Lines of data:

***

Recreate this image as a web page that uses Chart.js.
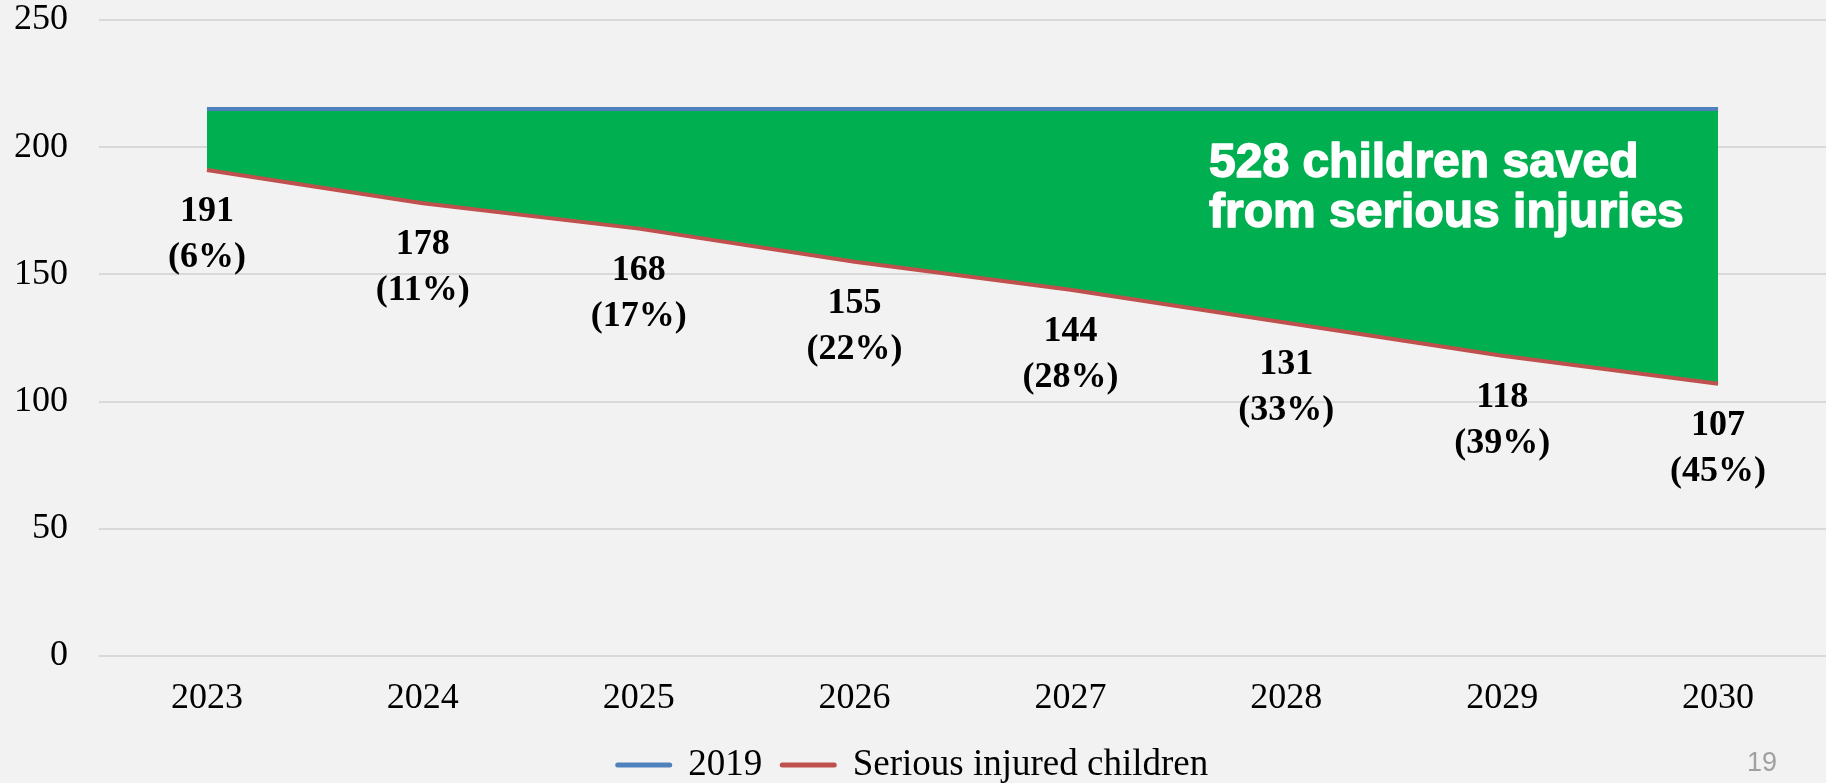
<!DOCTYPE html>
<html>
<head>
<meta charset="utf-8">
<script src="https://cdn.jsdelivr.net/npm/chart.js@4.4.1/dist/chart.umd.min.js"></script>
<style>
    html, body { margin: 0; padding: 0; background: #F2F2F2; }
    #wrap { width: 1826px; height: 783px; position: relative; }
</style>
</head>
<body>
<div id="wrap"><canvas id="chart"></canvas></div>
<script>
// chart data
const years = ['2023', '2024', '2025', '2026', '2027', '2028', '2029', '2030'];
const level2019 = [215, 215, 215, 215, 215, 215, 215, 215];
const injured = [191, 178, 168, 155, 144, 131, 118, 107];
const reduction = [6, 11, 17, 22, 28, 33, 39, 45];
const seriesNames = ['2019', 'Serious injured children'];
const noteLines = ['528 children saved', 'from serious injuries'];
const pageNumber = '19';

const BLUE = '#4F81BD';
const RED = '#C0504D';
const GREEN = '#00B050';

// value + percentage under every red point, plus the note text
const labelsPlugin = {
    id: 'labels',
    afterDatasetsDraw(chart) {
        const ctx = chart.ctx;
        const meta = chart.getDatasetMeta(1);
        ctx.save();
        ctx.fillStyle = '#000';
        ctx.font = 'bold 36px "Liberation Serif"';
        ctx.textAlign = 'center';
        ctx.textBaseline = 'middle';
        meta.data.forEach((pt, i) => {
            ctx.fillText(String(injured[i]), pt.x, pt.y + 42);
            ctx.fillText('(' + reduction[i] + '%)', pt.x, pt.y + 88);
        });

        ctx.fillStyle = '#FFFFFF';
        ctx.strokeStyle = '#FFFFFF';
        ctx.lineWidth = 1.5;
        ctx.lineJoin = 'round';
        ctx.font = 'bold 48px "Liberation Sans"';
        ctx.textAlign = 'left';
        ctx.textBaseline = 'alphabetic';
        noteLines.forEach((t, i) => {
            ctx.fillText(t, 1209, 177 + i * 50);
            ctx.strokeText(t, 1209, 177 + i * 50);
        });

        ctx.fillStyle = '#A0A0A0';
        ctx.font = '27px "Liberation Sans"';
        ctx.textAlign = 'center';
        ctx.fillText(pageNumber, 1762, 771);
        ctx.restore();
    }
};

new Chart(document.getElementById('chart'), {
    type: 'line',
    data: {
        labels: years,
        datasets: [
            {
                label: seriesNames[0],
                data: level2019,
                borderColor: BLUE,
                backgroundColor: GREEN,
                borderWidth: 4,
                pointRadius: 0,
                tension: 0,
                fill: '+1'
            },
            {
                label: seriesNames[1],
                data: injured,
                borderColor: RED,
                backgroundColor: RED,
                borderWidth: 4,
                pointRadius: 0,
                tension: 0,
                fill: false
            }
        ]
    },
    options: {
        responsive: true,
        maintainAspectRatio: false,
        animation: false,
        layout: { padding: 0 },
        scales: {
            x: {
                offset: true,
                grid: { display: false, drawTicks: false },
                border: { display: false },
                ticks: {
                    color: '#000',
                    padding: 21,
                    font: { family: '"Liberation Serif"', size: 36, lineHeight: 1.2 }
                },
                afterFit(scale) {
                    scale.height = 70.5;
                }
            },
            y: {
                min: 0,
                max: 250,
                grid: { color: '#D9D9D9', lineWidth: 2, drawTicks: false },
                border: { display: false },
                ticks: {
                    stepSize: 50,
                    color: '#000',
                    padding: 31,
                    font: { family: '"Liberation Serif"', size: 36, lineHeight: 1.1 }
                },
                afterFit(scale) {
                    scale.width = 99;
                    scale.paddingTop = 20;
                    scale.paddingBottom = 0;
                }
            }
        },
        plugins: {
            tooltip: { enabled: false },
            filler: { drawTime: 'beforeDatasetsDraw' },
            legend: {
                position: 'bottom',
                maxHeight: 56.5,
                labels: {
                    usePointStyle: true,
                    pointStyleWidth: 52,
                    padding: 20,
                    color: '#000',
                    font: { family: '"Liberation Serif"', size: 37 },
                    generateLabels(chart) {
                        return chart.data.datasets.map((ds, i) => ({
                            text: ds.label,
                            datasetIndex: i,
                            pointStyle: 'line',
                            strokeStyle: ds.borderColor,
                            fillStyle: ds.borderColor,
                            lineWidth: 5,
                            lineCap: 'round',
                            fontColor: '#000'
                        }));
                    }
                }
            }
        }
    },
    plugins: [labelsPlugin]
});
</script>
</body>
</html>
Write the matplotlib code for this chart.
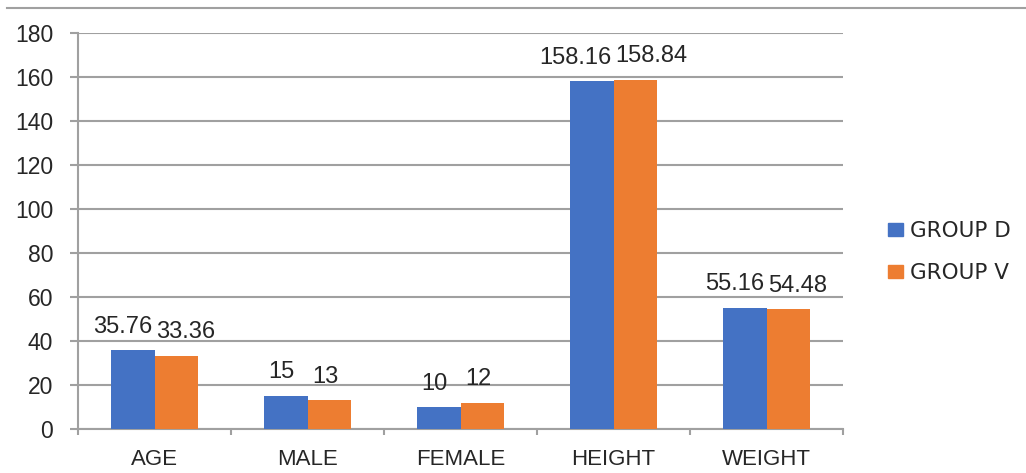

***

## Goal:
All of the data above should be quoted exactly, except for the pictures.

## Answer to the problem:
Recreate this image as a web page that uses Chart.js.
<!DOCTYPE html>
<html>
<head>
<meta charset="utf-8">
<script src="https://cdn.jsdelivr.net/npm/chart.js@4.4.1/dist/chart.umd.min.js"></script>
<style>
    html, body { margin: 0; padding: 0; background: #F2F2F2; }
    #wrap { width: 1826px; height: 783px; position: relative; }
</style>
</head>
<body>
<div id="wrap"><canvas id="chart"></canvas></div>
<script>
// chart data
const years = ['2023', '2024', '2025', '2026', '2027', '2028', '2029', '2030'];
const level2019 = [215, 215, 215, 215, 215, 215, 215, 215];
const injured = [191, 178, 168, 155, 144, 131, 118, 107];
const reduction = [6, 11, 17, 22, 28, 33, 39, 45];
const seriesNames = ['2019', 'Serious injured children'];
const noteLines = ['528 children saved', 'from serious injuries'];
const pageNumber = '19';

const BLUE = '#4F81BD';
const RED = '#C0504D';
const GREEN = '#00B050';

// value + percentage under every red point, plus the note text
const labelsPlugin = {
    id: 'labels',
    afterDatasetsDraw(chart) {
        const ctx = chart.ctx;
        const meta = chart.getDatasetMeta(1);
        ctx.save();
        ctx.fillStyle = '#000';
        ctx.font = 'bold 36px "Liberation Serif"';
        ctx.textAlign = 'center';
        ctx.textBaseline = 'middle';
        meta.data.forEach((pt, i) => {
            ctx.fillText(String(injured[i]), pt.x, pt.y + 42);
            ctx.fillText('(' + reduction[i] + '%)', pt.x, pt.y + 88);
        });

        ctx.fillStyle = '#FFFFFF';
        ctx.strokeStyle = '#FFFFFF';
        ctx.lineWidth = 1.5;
        ctx.lineJoin = 'round';
        ctx.font = 'bold 48px "Liberation Sans"';
        ctx.textAlign = 'left';
        ctx.textBaseline = 'alphabetic';
        noteLines.forEach((t, i) => {
            ctx.fillText(t, 1209, 177 + i * 50);
            ctx.strokeText(t, 1209, 177 + i * 50);
        });

        ctx.fillStyle = '#A0A0A0';
        ctx.font = '27px "Liberation Sans"';
        ctx.textAlign = 'center';
        ctx.fillText(pageNumber, 1762, 771);
        ctx.restore();
    }
};

new Chart(document.getElementById('chart'), {
    type: 'line',
    data: {
        labels: years,
        datasets: [
            {
                label: seriesNames[0],
                data: level2019,
                borderColor: BLUE,
                backgroundColor: GREEN,
                borderWidth: 4,
                pointRadius: 0,
                tension: 0,
                fill: '+1'
            },
            {
                label: seriesNames[1],
                data: injured,
                borderColor: RED,
                backgroundColor: RED,
                borderWidth: 4,
                pointRadius: 0,
                tension: 0,
                fill: false
            }
        ]
    },
    options: {
        responsive: true,
        maintainAspectRatio: false,
        animation: false,
        layout: { padding: 0 },
        scales: {
            x: {
                offset: true,
                grid: { display: false, drawTicks: false },
                border: { display: false },
                ticks: {
                    color: '#000',
                    padding: 21,
                    font: { family: '"Liberation Serif"', size: 36, lineHeight: 1.2 }
                },
                afterFit(scale) {
                    scale.height = 70.5;
                }
            },
            y: {
                min: 0,
                max: 250,
                grid: { color: '#D9D9D9', lineWidth: 2, drawTicks: false },
                border: { display: false },
                ticks: {
                    stepSize: 50,
                    color: '#000',
                    padding: 31,
                    font: { family: '"Liberation Serif"', size: 36, lineHeight: 1.1 }
                },
                afterFit(scale) {
                    scale.width = 99;
                    scale.paddingTop = 20;
                    scale.paddingBottom = 0;
                }
            }
        },
        plugins: {
            tooltip: { enabled: false },
            filler: { drawTime: 'beforeDatasetsDraw' },
            legend: {
                position: 'bottom',
                maxHeight: 56.5,
                labels: {
                    usePointStyle: true,
                    pointStyleWidth: 52,
                    padding: 20,
                    color: '#000',
                    font: { family: '"Liberation Serif"', size: 37 },
                    generateLabels(chart) {
                        return chart.data.datasets.map((ds, i) => ({
                            text: ds.label,
                            datasetIndex: i,
                            pointStyle: 'line',
                            strokeStyle: ds.borderColor,
                            fillStyle: ds.borderColor,
                            lineWidth: 5,
                            lineCap: 'round',
                            fontColor: '#000'
                        }));
                    }
                }
            }
        }
    },
    plugins: [labelsPlugin]
});
</script>
</body>
</html>
Write the matplotlib code for this chart.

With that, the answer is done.